§ INFORMATION PROVIDED:
::::::::::

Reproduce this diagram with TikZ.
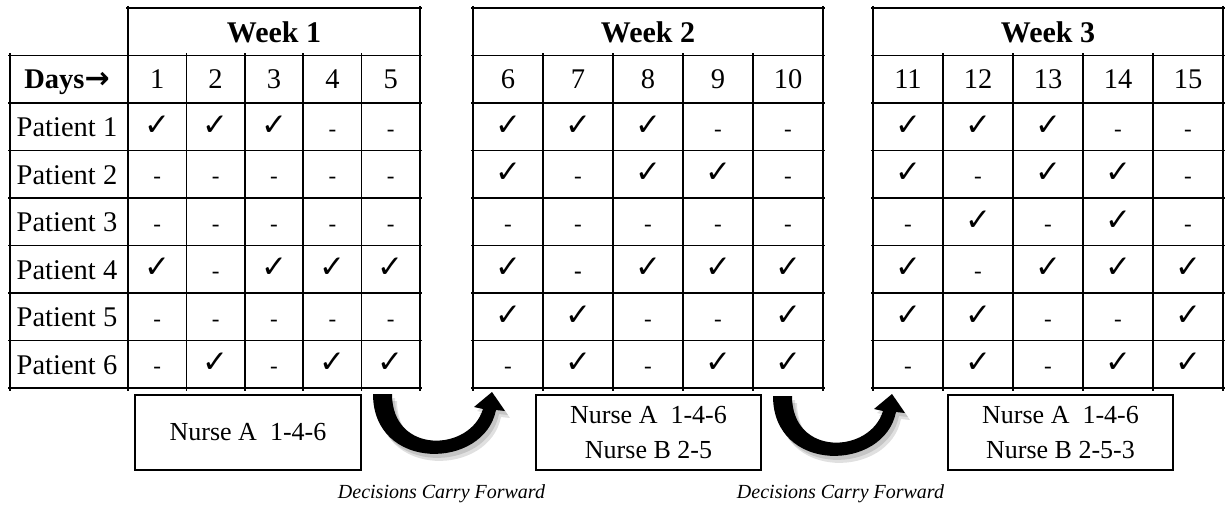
\documentclass[tikz,border=0pt]{standalone}
\usepackage{fontspec}
\setmainfont{Liberation Serif}
\newfontfamily\symfont{DejaVu Sans}
\newcommand\ckmk{{\symfont\bfseries ✓}}
\newcommand\carryshape{(373,394) .. controls (373,472) and (484,470) .. (496,410) -- (505,411) -- (492,392) -- (474,407) -- (483,409) .. controls (470,452) and (392,455) .. (392,394) -- cycle}
\newcommand\weekgrid[4]{%
  \pgfmathsetmacro\xe{#1+5*#2}
  \draw[gridline] ({#1-2},8) -- ({\xe+2},8);
  \draw[gridline] (#1,6) -- (#1,391);
  \draw[gridline] (\xe,6) -- (\xe,391);
  \foreach \r in {1,...,8} \draw[gridline] ({#1-2},{8+47.5*\r}) -- ({\xe+2},{8+47.5*\r});
  \foreach \c in {1,...,4} \draw[gridline] ({#1+\c*#2},53.5) -- ({#1+\c*#2},391);
  \node[weekhead] (week#3) at ({#1+2.5*#2},42.5) {Week #3};
  \foreach \c [evaluate=\c as \dn using int(#4+\c)] in {0,...,4}
    \node[txt] (day\dn) at ({#1+(\c+0.5)*#2},89) {\dn};
}
\begin{document}
\begin{tikzpicture}[x=1pt,y=-1pt,
  gridline/.style={line width=1.5pt},
  txt/.style={inner sep=0pt, anchor=base, font=\fontsize{28.5}{32}\selectfont},
  dashstyle/.style={inner sep=0pt, anchor=base, font=\fontsize{23}{26}\selectfont},
  ckstyle/.style={inner sep=0pt, font=\fontsize{31}{34}\selectfont},
  weekhead/.style={inner sep=0pt, anchor=base, font=\fontsize{30}{34}\selectfont\bfseries},
  nursebox/.style={draw, line width=1.3pt, minimum width=226pt, minimum height=75pt, align=center, font=\fontsize{26}{34.5}\selectfont, inner sep=0pt},
  carry/.style={font=\fontsize{20}{24}\selectfont\itshape, inner sep=0pt, anchor=base},
  bigarrow/.style={fill=black},
  arrowshadow/.style={fill=black, opacity=0.12}]
\useasboundingbox (0,0) rectangle (1225,508);
% label column of week 1
\draw[gridline] (10,53.5) -- (10,391);
\foreach \r in {1,...,8} \draw[gridline] (8,{8+47.5*\r}) -- (128,{8+47.5*\r});
\node[txt] (days) at (67,89) {\textbf{Days}{\symfont\bfseries\fontsize{30}{32}\selectfont →}};
\foreach \p in {1,...,6} \node[txt] (pat\p) at (67,{18+47.5*(\p+1.5)}) {Patient \p};
% week grids
\weekgrid{128}{58.4}{1}{1}
\weekgrid{473}{70}{2}{6}
\weekgrid{873}{70}{3}{11}
% cell contents
\foreach \p/\row in {
  1/{1,1,1,0,0,1,1,1,0,0,1,1,1,0,0},
  2/{0,0,0,0,0,1,0,1,1,0,1,0,1,1,0},
  3/{0,0,0,0,0,0,0,0,0,0,0,1,0,1,0},
  4/{1,0,1,1,1,1,2,1,1,1,1,0,1,1,1},
  5/{0,0,0,0,0,1,1,0,0,1,1,1,0,0,1},
  6/{0,1,0,1,1,0,1,0,1,1,0,1,0,1,1}}{
  \foreach \v [count=\d] in \row {
    \pgfmathsetmacro\xc{\d<6 ? 128+58.4*(\d-0.5) : (\d<11 ? 473+70*(\d-5.5) : 873+70*(\d-10.5))}
    \ifnum\v=1
      \node[ckstyle] (c\p-\d) at (\xc,{6.5+47.5*(\p+1.5)}) {\ckmk};
    \else\ifnum\v=2
      \node[dashstyle] (c\p-\d) at (\xc,{17.5+47.5*(\p+1.5)}) {\textbf{-}};
    \else
      \node[dashstyle] (c\p-\d) at (\xc,{17.5+47.5*(\p+1.5)}) {-};
    \fi\fi
  }
}
% nurse boxes
\node[nursebox] (nurse1) at (248,432.5) {Nurse A\ \ 1-4-6};
\node[nursebox, minimum width=225pt] (nurse2) at (648.5,432.5) {Nurse A\ \ 1-4-6\\Nurse B 2-5};
\node[nursebox, minimum width=225pt] (nurse3) at (1060.5,432.5) {Nurse A\ \ 1-4-6\\Nurse B 2-5-3};
% carry-forward arrows
\foreach \dx/\dy in {0/0, 400/2}{
  \begin{scope}[shift={(\dx,\dy)}]
    \fill[arrowshadow, shift={(5,7)}] \carryshape;
    \fill[arrowshadow, shift={(3,4)}] \carryshape;
    \fill[bigarrow] \carryshape;
  \end{scope}
}
\node[carry] (dcf1) at (441.5,498) {Decisions Carry Forward};
\node[carry] (dcf2) at (840.5,498) {Decisions Carry Forward};
\end{tikzpicture}
\end{document}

::::::::::

§ WHAT TO WORK ON:
Your task is to reproduce all of the material exactly. The pictures stay out.

§ REPLY:
Reproduce this diagram with TikZ.
\documentclass[tikz,border=0pt]{standalone}
\usepackage{fontspec}
\setmainfont{Liberation Serif}
\newfontfamily\symfont{DejaVu Sans}
\newcommand\ckmk{{\symfont\bfseries ✓}}
\newcommand\carryshape{(373,394) .. controls (373,472) and (484,470) .. (496,410) -- (505,411) -- (492,392) -- (474,407) -- (483,409) .. controls (470,452) and (392,455) .. (392,394) -- cycle}
\newcommand\weekgrid[4]{%
  \pgfmathsetmacro\xe{#1+5*#2}
  \draw[gridline] ({#1-2},8) -- ({\xe+2},8);
  \draw[gridline] (#1,6) -- (#1,391);
  \draw[gridline] (\xe,6) -- (\xe,391);
  \foreach \r in {1,...,8} \draw[gridline] ({#1-2},{8+47.5*\r}) -- ({\xe+2},{8+47.5*\r});
  \foreach \c in {1,...,4} \draw[gridline] ({#1+\c*#2},53.5) -- ({#1+\c*#2},391);
  \node[weekhead] (week#3) at ({#1+2.5*#2},42.5) {Week #3};
  \foreach \c [evaluate=\c as \dn using int(#4+\c)] in {0,...,4}
    \node[txt] (day\dn) at ({#1+(\c+0.5)*#2},89) {\dn};
}
\begin{document}
\begin{tikzpicture}[x=1pt,y=-1pt,
  gridline/.style={line width=1.5pt},
  txt/.style={inner sep=0pt, anchor=base, font=\fontsize{28.5}{32}\selectfont},
  dashstyle/.style={inner sep=0pt, anchor=base, font=\fontsize{23}{26}\selectfont},
  ckstyle/.style={inner sep=0pt, font=\fontsize{31}{34}\selectfont},
  weekhead/.style={inner sep=0pt, anchor=base, font=\fontsize{30}{34}\selectfont\bfseries},
  nursebox/.style={draw, line width=1.3pt, minimum width=226pt, minimum height=75pt, align=center, font=\fontsize{26}{34.5}\selectfont, inner sep=0pt},
  carry/.style={font=\fontsize{20}{24}\selectfont\itshape, inner sep=0pt, anchor=base},
  bigarrow/.style={fill=black},
  arrowshadow/.style={fill=black, opacity=0.12}]
\useasboundingbox (0,0) rectangle (1225,508);
% label column of week 1
\draw[gridline] (10,53.5) -- (10,391);
\foreach \r in {1,...,8} \draw[gridline] (8,{8+47.5*\r}) -- (128,{8+47.5*\r});
\node[txt] (days) at (67,89) {\textbf{Days}{\symfont\bfseries\fontsize{30}{32}\selectfont →}};
\foreach \p in {1,...,6} \node[txt] (pat\p) at (67,{18+47.5*(\p+1.5)}) {Patient \p};
% week grids
\weekgrid{128}{58.4}{1}{1}
\weekgrid{473}{70}{2}{6}
\weekgrid{873}{70}{3}{11}
% cell contents
\foreach \p/\row in {
  1/{1,1,1,0,0,1,1,1,0,0,1,1,1,0,0},
  2/{0,0,0,0,0,1,0,1,1,0,1,0,1,1,0},
  3/{0,0,0,0,0,0,0,0,0,0,0,1,0,1,0},
  4/{1,0,1,1,1,1,2,1,1,1,1,0,1,1,1},
  5/{0,0,0,0,0,1,1,0,0,1,1,1,0,0,1},
  6/{0,1,0,1,1,0,1,0,1,1,0,1,0,1,1}}{
  \foreach \v [count=\d] in \row {
    \pgfmathsetmacro\xc{\d<6 ? 128+58.4*(\d-0.5) : (\d<11 ? 473+70*(\d-5.5) : 873+70*(\d-10.5))}
    \ifnum\v=1
      \node[ckstyle] (c\p-\d) at (\xc,{6.5+47.5*(\p+1.5)}) {\ckmk};
    \else\ifnum\v=2
      \node[dashstyle] (c\p-\d) at (\xc,{17.5+47.5*(\p+1.5)}) {\textbf{-}};
    \else
      \node[dashstyle] (c\p-\d) at (\xc,{17.5+47.5*(\p+1.5)}) {-};
    \fi\fi
  }
}
% nurse boxes
\node[nursebox] (nurse1) at (248,432.5) {Nurse A\ \ 1-4-6};
\node[nursebox, minimum width=225pt] (nurse2) at (648.5,432.5) {Nurse A\ \ 1-4-6\\Nurse B 2-5};
\node[nursebox, minimum width=225pt] (nurse3) at (1060.5,432.5) {Nurse A\ \ 1-4-6\\Nurse B 2-5-3};
% carry-forward arrows
\foreach \dx/\dy in {0/0, 400/2}{
  \begin{scope}[shift={(\dx,\dy)}]
    \fill[arrowshadow, shift={(5,7)}] \carryshape;
    \fill[arrowshadow, shift={(3,4)}] \carryshape;
    \fill[bigarrow] \carryshape;
  \end{scope}
}
\node[carry] (dcf1) at (441.5,498) {Decisions Carry Forward};
\node[carry] (dcf2) at (840.5,498) {Decisions Carry Forward};
\end{tikzpicture}
\end{document}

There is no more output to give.